Greene County health officials stress importance of following state orders

Local News

GREENE COUNTY, Ohio (WDTN) – Greene County Public Health Medical Director and Coroner Kevin Sharrett said Tuesday, “We are facing the calm before the storm” regarding the COVID-19 pandemic.

He and his colleagues still hear one central question from patients each day, asking what they can do to prevent becoming infected with the virus or spreading it to others. His advice echoes that of national, state, and local officials.

The public should make a conscious effort to wash their hands properly and often, avoid any social contact that is not essential, and keep your distance from others if you do need to go outside.

“Every contact that you eliminate saves lives. That cannot be stressed enough,” Sharrett said.

Greene County Health Commissioner Melissa Howell says that as of Tuesday, there are 6 cases in the area. Two of those individuals are hospitalized. One person has died, and Howell says this person was not associated with any healthcare facility and had not recently traveled.

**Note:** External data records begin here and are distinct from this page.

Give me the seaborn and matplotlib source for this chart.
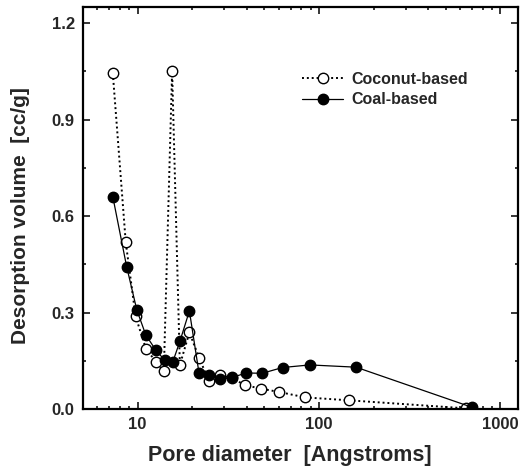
import matplotlib
matplotlib.use("Agg")
import matplotlib.pyplot as plt
import matplotlib.ticker as mticker
import numpy as np
import pandas as pd
import seaborn as sns

# pore diameter [Angstroms] and desorption volume [cc/g]
coconut_d = [7.3, 8.6, 9.75, 11.1, 12.7, 13.95, 15.5, 17.1, 19.3, 21.8, 24.7, 28.5,
             33.1, 39.2, 48.0, 60.2, 84.0, 146.0, 645.0]
coconut_v = [1.044, 0.519, 0.288, 0.188, 0.145, 0.117, 1.052, 0.137, 0.238, 0.160,
             0.088, 0.105, 0.096, 0.074, 0.063, 0.053, 0.036, 0.027, 0.002]
coal_d = [7.3, 8.7, 9.9, 11.1, 12.6, 14.1, 15.6, 17.1, 19.3, 21.8, 24.9, 28.5,
          33.1, 39.7, 48.6, 63.0, 89.0, 160.0, 700.0]
coal_v = [0.660, 0.443, 0.308, 0.230, 0.183, 0.152, 0.145, 0.210, 0.305, 0.112,
          0.105, 0.092, 0.098, 0.112, 0.111, 0.129, 0.137, 0.130, 0.005]

coconut = pd.DataFrame({"d": coconut_d, "v": coconut_v})
coal = pd.DataFrame({"d": coal_d, "v": coal_v})

sns.set_style("ticks")
plt.rcParams["font.family"] = ["Liberation Sans", "DejaVu Sans"]
plt.rcParams["font.weight"] = "bold"

fig = plt.figure(figsize=(5.2, 4.72), dpi=100)
ax = fig.add_axes([0.1596, 0.1335, 0.8365, 0.8517])

sns.lineplot(data=coconut, x="d", y="v", ax=ax, sort=False, estimator=None,
             color="black", linestyle=(0, (1, 1.5)), linewidth=1.4, marker="o",
             markersize=7.5, markerfacecolor="white", markeredgecolor="black",
             markeredgewidth=1.0, label="Coconut-based")
sns.lineplot(data=coal, x="d", y="v", ax=ax, sort=False, estimator=None,
             color="black", linestyle="-", linewidth=0.9, marker="o",
             markersize=7.5, markerfacecolor="black", markeredgecolor="black",
             markeredgewidth=1.0, label="Coal-based")

ax.set_xscale("log")
ax.set_xlim(5, 1250)
ax.set_ylim(0, 1.25)
ax.xaxis.set_major_locator(mticker.LogLocator(base=10))
ax.xaxis.set_minor_locator(mticker.LogLocator(base=10, subs=np.arange(2, 10)))
ax.xaxis.set_major_formatter(mticker.FuncFormatter(lambda v, p: f"{v:g}"))
ax.xaxis.set_minor_formatter(mticker.NullFormatter())
ax.yaxis.set_major_locator(mticker.MultipleLocator(0.3))
ax.yaxis.set_minor_locator(mticker.MultipleLocator(0.15))
ax.yaxis.set_major_formatter(mticker.FormatStrFormatter("%.1f"))

for s in ax.spines.values():
    s.set_visible(True)
    s.set_linewidth(1.6)
    s.set_color("black")
ax.tick_params(which="both", direction="in", top=True, right=True,
               width=1.1, color="black", labelsize=12, pad=6)
ax.tick_params(which="major", length=5)
ax.tick_params(which="minor", length=2.5)
for lab in ax.get_xticklabels() + ax.get_yticklabels():
    lab.set_fontweight("bold")

ax.set_xlabel("Pore diameter  [Angstroms]", fontsize=15.5, fontweight="bold")
ax.set_ylabel("Desorption volume  [cc/g]", fontsize=15, fontweight="bold")
ax.xaxis.set_label_coords(0.476, -0.09)
ax.yaxis.set_label_coords(-0.122, 0.48)

leg = ax.legend(loc="upper left", bbox_to_anchor=(0.47, 0.875), frameon=False,
                handlelength=2.6, handletextpad=0.5,
                labelspacing=0.35, prop={"weight": "bold", "size": 11.5})

fig.savefig("out.png", dpi=100)
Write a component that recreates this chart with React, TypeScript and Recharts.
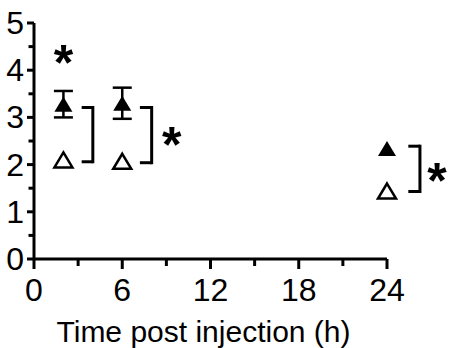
import { ScatterChart, Scatter, XAxis, YAxis, ErrorBar, ReferenceLine, ReferenceDot } from 'recharts';

const times = [2, 6, 24];
const treatedMean = [3.28, 3.3, 2.34];
const treatedErr: (number | null)[] = [0.28, 0.33, null];
const controlMean = [2.1, 2.07, 1.44];

const xTicks = [0, 3, 6, 9, 12, 15, 18, 21, 24];
const yTicks = [0, 0.5, 1, 1.5, 2, 2.5, 3, 3.5, 4, 4.5, 5];

// significance brackets (data units)
const bracketLeft = [3.24, 7.2, 25.45];
const bracketRight = [4.0, 8.0, 26.24];
const bracketTop = [3.21, 3.21, 2.39];
const bracketBottom = [2.06, 2.04, 1.43];

const starX = [2, 9.36, 27.4];
const starY = [4.3, 2.57, 1.81];

const FONT = '"Liberation Sans", Arial, Helvetica, sans-serif';

const treated = times.map((t, i) => ({ t, v: treatedMean[i], err: treatedErr[i] }));
const control = times.map((t, i) => ({ t, v: controlMean[i] }));

const FilledTriangle = (props: any) => {
  const { cx, cy } = props;
  const w = 18, h = 15;
  return <path d={`M${cx},${cy - h / 2} L${cx + w / 2},${cy + h / 2} L${cx - w / 2},${cy + h / 2} Z`} fill="#000" />;
};

const OpenTriangle = (props: any) => {
  const { cx, cy } = props;
  const w = 18, h = 15;
  return (
    <path
      d={`M${cx},${cy - h / 2} L${cx + w / 2},${cy + h / 2} L${cx - w / 2},${cy + h / 2} Z`}
      fill="#fff"
      stroke="#000"
      strokeWidth={2.5}
    />
  );
};

const YTick = (props: any) => {
  const { x, y, payload } = props;
  const major = Number.isInteger(payload.value);
  return (
    <g>
      <line x1={x - (major ? 7 : 5.5)} x2={x} y1={y} y2={y} stroke="#000" strokeWidth={3} />
      {major && (
        <text x={x - 10} y={y} textAnchor="end" dominantBaseline="central" fontSize={32} fontFamily={FONT} fill="#000">
          {payload.value}
        </text>
      )}
    </g>
  );
};

const XTick = (props: any) => {
  const { x, y, payload } = props;
  const major = payload.value % 6 === 0;
  return (
    <g>
      <line x1={x} x2={x} y1={y} y2={y + (major ? 10 : 7)} stroke="#000" strokeWidth={3} />
      {major && (
        <text x={x} y={y + 31} textAnchor="middle" dominantBaseline="central" fontSize={32} fontFamily={FONT} fill="#000">
          {payload.value}
        </text>
      )}
    </g>
  );
};

const Star = (props: any) => {
  const { cx, cy } = props;
  return (
    <text x={cx} y={cy + 24} textAnchor="middle" fontSize={50} fontWeight="bold" fontFamily={FONT} fill="#000">
      *
    </text>
  );
};

export default function App() {
  return (
    <div style={{ position: 'absolute', left: 0, top: 0, background: '#fff' }}>
      <ScatterChart width={449} height={348} margin={{ top: 23, right: 62, left: 0, bottom: 0 }}>
        <XAxis
          type="number"
          dataKey="t"
          domain={[0, 24]}
          ticks={xTicks}
          interval={0}
          tickLine={false}
          tickSize={0}
          tickMargin={0}
          tick={<XTick />}
          axisLine={{ stroke: '#000', strokeWidth: 3 }}
          height={89}
          label={{
            position: 'insideBottom',
            content: (p: any) => {
              const vb = p.viewBox;
              return (
                <text x={vb.x + vb.width / 2 - 7} y={vb.y + vb.height - 6} textAnchor="middle" fontSize={30} fontFamily={FONT} fill="#000">
                  Time post injection (h)
                </text>
              );
            },
          }}
        />
        <YAxis
          type="number"
          dataKey="v"
          domain={[0, 5]}
          ticks={yTicks}
          interval={0}
          width={34}
          tickLine={false}
          tickSize={0}
          tickMargin={0}
          tick={<YTick />}
          axisLine={{ stroke: '#000', strokeWidth: 3 }}
        />
        {times.map((_, i) => (
          <ReferenceLine
            key={`bt${i}`}
            ifOverflow="visible"
            segment={[{ x: bracketLeft[i], y: bracketTop[i] }, { x: bracketRight[i], y: bracketTop[i] }]}
            stroke="#000"
            strokeWidth={3}
          />
        ))}
        {times.map((_, i) => (
          <ReferenceLine
            key={`bv${i}`}
            ifOverflow="visible"
            segment={[{ x: bracketRight[i], y: bracketTop[i] }, { x: bracketRight[i], y: bracketBottom[i] }]}
            stroke="#000"
            strokeWidth={3}
            strokeLinecap="square"
          />
        ))}
        {times.map((_, i) => (
          <ReferenceLine
            key={`bb${i}`}
            ifOverflow="visible"
            segment={[{ x: bracketLeft[i], y: bracketBottom[i] }, { x: bracketRight[i], y: bracketBottom[i] }]}
            stroke="#000"
            strokeWidth={3}
          />
        ))}
        {starX.map((sx, i) => (
          <ReferenceDot key={`s${i}`} x={sx} y={starY[i]} ifOverflow="visible" shape={<Star />} />
        ))}
        <Scatter data={treated} shape={<FilledTriangle />} isAnimationActive={false}>
          <ErrorBar dataKey="err" direction="y" width={9.5} stroke="#000" strokeWidth={2.5} isAnimationActive={false} />
        </Scatter>
        <Scatter data={control} shape={<OpenTriangle />} isAnimationActive={false} />
      </ScatterChart>
    </div>
  );
}
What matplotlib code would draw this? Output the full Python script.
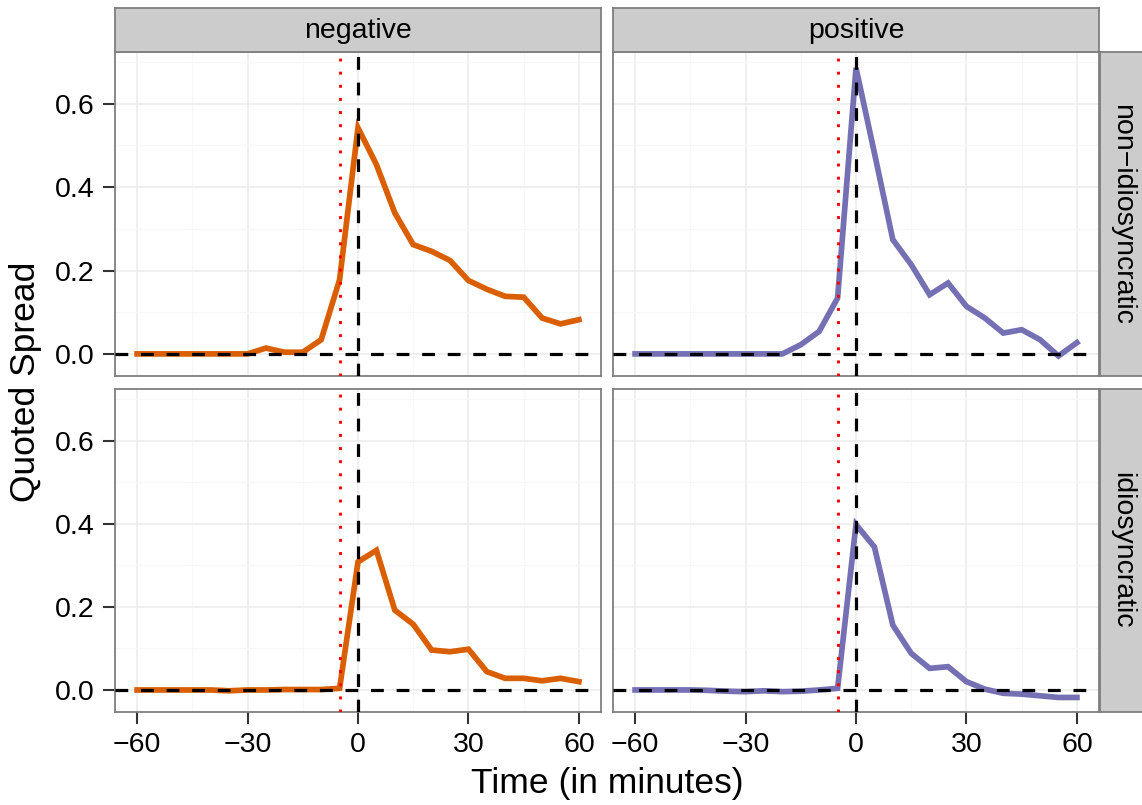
import matplotlib
matplotlib.use("Agg")
import matplotlib.pyplot as plt
from matplotlib.ticker import FixedLocator

plt.rcParams['font.family'] = ['Liberation Sans', 'DejaVu Sans']

minutes = [-60, -55, -50, -45, -40, -35, -30, -25, -20, -15, -10, -5, 0,
           5, 10, 15, 20, 25, 30, 35, 40, 45, 50, 55, 60]

neg_nonidio = [0.0, 0.0, 0.0, 0.0, 0.0, 0.0, 0.0, 0.014, 0.004, 0.004, 0.034, 0.178, 0.542,
               0.454, 0.338, 0.262, 0.246, 0.224, 0.176, 0.155, 0.138, 0.136, 0.086, 0.072, 0.082]
pos_nonidio = [0.0, 0.0, 0.0, 0.0, 0.0, 0.0, 0.0, 0.0, 0.0, 0.022, 0.054, 0.134, 0.686,
               0.482, 0.274, 0.214, 0.142, 0.170, 0.114, 0.086, 0.050, 0.058, 0.034, -0.005, 0.027]
neg_idio = [0.0, 0.0, 0.0, 0.0, 0.0, -0.002, 0.0, 0.0, 0.001, 0.001, 0.001, 0.004, 0.308,
            0.336, 0.192, 0.158, 0.096, 0.092, 0.098, 0.044, 0.028, 0.028, 0.022, 0.028, 0.020]
pos_idio = [0.0, 0.0, 0.0, 0.0, -0.001, -0.003, -0.004, -0.002, -0.004, -0.003, 0.0, 0.004, 0.398,
            0.344, 0.156, 0.088, 0.052, 0.056, 0.020, 0.002, -0.008, -0.010, -0.014, -0.018, -0.018]

col_labels = ["negative", "positive"]
row_labels = ["non\u2212idiosyncratic", "idiosyncratic"]
series = [[neg_nonidio, pos_nonidio], [neg_idio, pos_idio]]
colors = ["#D95F02", "#7570B3"]

x_ticks = [-60, -30, 0, 30, 60]
y_ticks = [0.0, 0.2, 0.4, 0.6]
event_line = 0
pre_line = -5

W, H = 1142, 805
fig = plt.figure(figsize=(W / 100, H / 100), dpi=100)

def rect(x0, y0, x1, y1):
    return [x0 / W, 1 - y1 / H, (x1 - x0) / W, (y1 - y0) / H]

col_x = [(115, 601), (613, 1099)]
row_y = [(52, 376), (389, 712)]
grey50 = "#7F7F7F"
fs = 20.5

for r in range(2):
    for c in range(2):
        x0, x1 = col_x[c]
        y0, y1 = row_y[r]
        ax = fig.add_axes(rect(x0, y0, x1, y1))
        ax.set_xlim(-66, 66)
        ax.set_ylim(-0.053, 0.724)
        ax.xaxis.set_major_locator(FixedLocator(x_ticks))
        ax.xaxis.set_minor_locator(FixedLocator([-45, -15, 15, 45]))
        ax.yaxis.set_major_locator(FixedLocator(y_ticks))
        ax.yaxis.set_minor_locator(FixedLocator([0.1, 0.3, 0.5, 0.7]))
        ax.grid(which='major', color='#EBEBEB', lw=1.1)
        ax.grid(which='minor', color='#F7F7F7', lw=0.8)
        ax.set_axisbelow(True)
        for s in ax.spines.values():
            s.set_color(grey50)
            s.set_linewidth(1.3)
        ax.plot(minutes, series[r][c], color=colors[c], lw=4.1, solid_joinstyle='miter', zorder=3)
        ax.axhline(0, color='black', lw=2.3, linestyle=(0, (4, 4)), zorder=4)
        ax.axvline(event_line, color='black', lw=2.3, linestyle=(0, (4, 4)), zorder=4)
        ax.axvline(pre_line, color='#FF0000', lw=2.1, linestyle=(0, (1, 3.5)), zorder=4)
        ax.tick_params(which='minor', length=0)
        ax.tick_params(which='major', length=8.5, width=1.5, color='#333333',
                       labelsize=fs, pad=6, labelcolor='black')
        if c == 0:
            ax.set_yticklabels([f"{v:.1f}" for v in y_ticks])
        else:
            ax.tick_params(axis='y', length=0, labelleft=False)
        if r == 1:
            ax.set_xticklabels([str(v).replace('-', '\u2212') for v in x_ticks])
        else:
            ax.tick_params(axis='x', length=0, labelbottom=False)

# top strips
for c in range(2):
    x0, x1 = col_x[c]
    sax = fig.add_axes(rect(x0, 8, x1, 52))
    sax.set_facecolor('#CCCCCC')
    sax.set_xticks([]); sax.set_yticks([])
    for s in sax.spines.values():
        s.set_color(grey50); s.set_linewidth(1.3)
    sax.text(0.5, 0.48, col_labels[c], ha='center', va='center', fontsize=fs,
             transform=sax.transAxes)

# right strips
for r in range(2):
    y0, y1 = row_y[r]
    sax = fig.add_axes(rect(1100, y0, 1143, y1))
    sax.set_facecolor('#CCCCCC')
    sax.set_xticks([]); sax.set_yticks([])
    for s in sax.spines.values():
        s.set_color(grey50); s.set_linewidth(1.3)
    sax.text(0.52, 0.5, row_labels[r], ha='center', va='center', fontsize=fs,
             rotation=-90, transform=sax.transAxes)

fig.text(607 / W, 1 - 783 / H, "Time (in minutes)", ha='center', va='center', fontsize=25.5)
fig.text(26 / W, 1 - 382 / H, "Quoted Spread", ha='center', va='center', fontsize=25.5,
         rotation=90)

fig.savefig("out.png", dpi=100, facecolor='white')
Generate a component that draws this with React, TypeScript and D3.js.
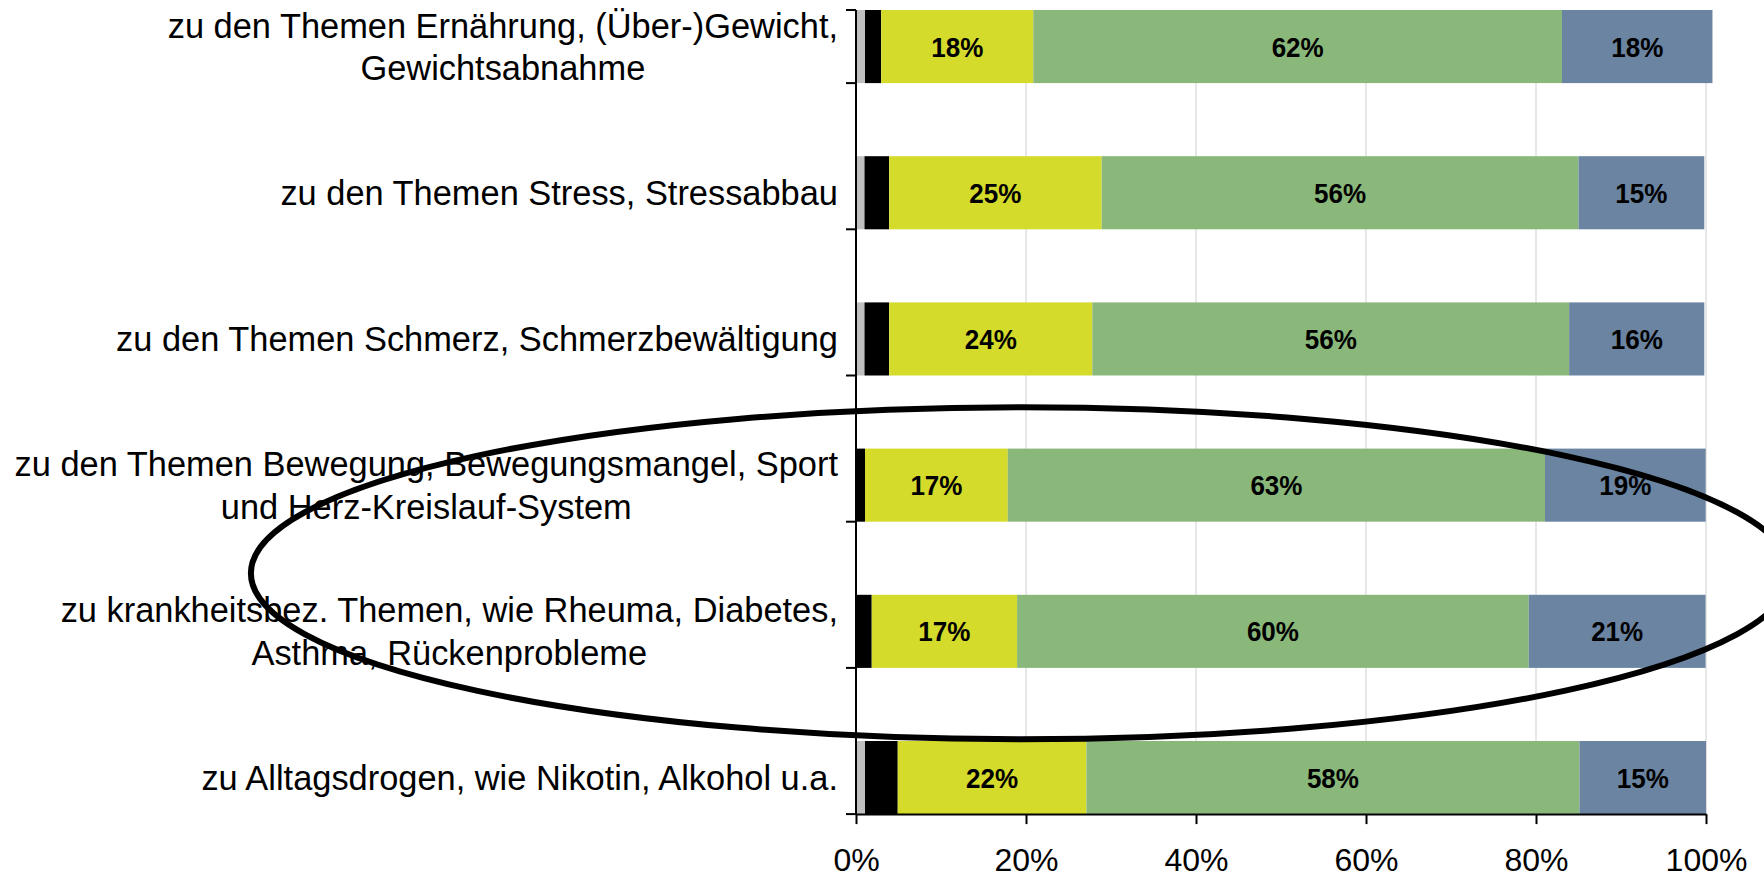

While parks remain open in the area, Howell is asking the public not to use them if they are experiencing any symptoms of COVID-19, and to expect limited access to trails as officials try to encourage social distancing.

Each day next week, Howell says they will focus on the impact that COVID-19 has had on mental health, maternal and child health, violence prevention, the food industry, education, persons experiencing homelessness, and the business community.

Public Health is asking for donations of PPE for first responders in the community. More details can be found at this website.

On behalf of first responders, Howell says you should let dispatchers know if you are experiencing symptoms related to coronavirus. Call 911 if you feel you need immediate medical attention, and for those experiencing mild symptoms, call your health care provider instead to keep emergency resources available to those with immediate needs.

Representative Rick Perales expressed his concern for those experiencing homelessness during the pandemic, including veterans.

“I am informed that in Greene County, and I’m sure it’s similar in Montgomery County, there are four homeless shelters and they’re all in jeopardy of being closed because we don’t have the volunteers,” he said. “We need to step up and support them [veterans] and the other homeless folks there.”

He also encouraged direct communication between Ohioans and their elected officials, including state senators and representatives.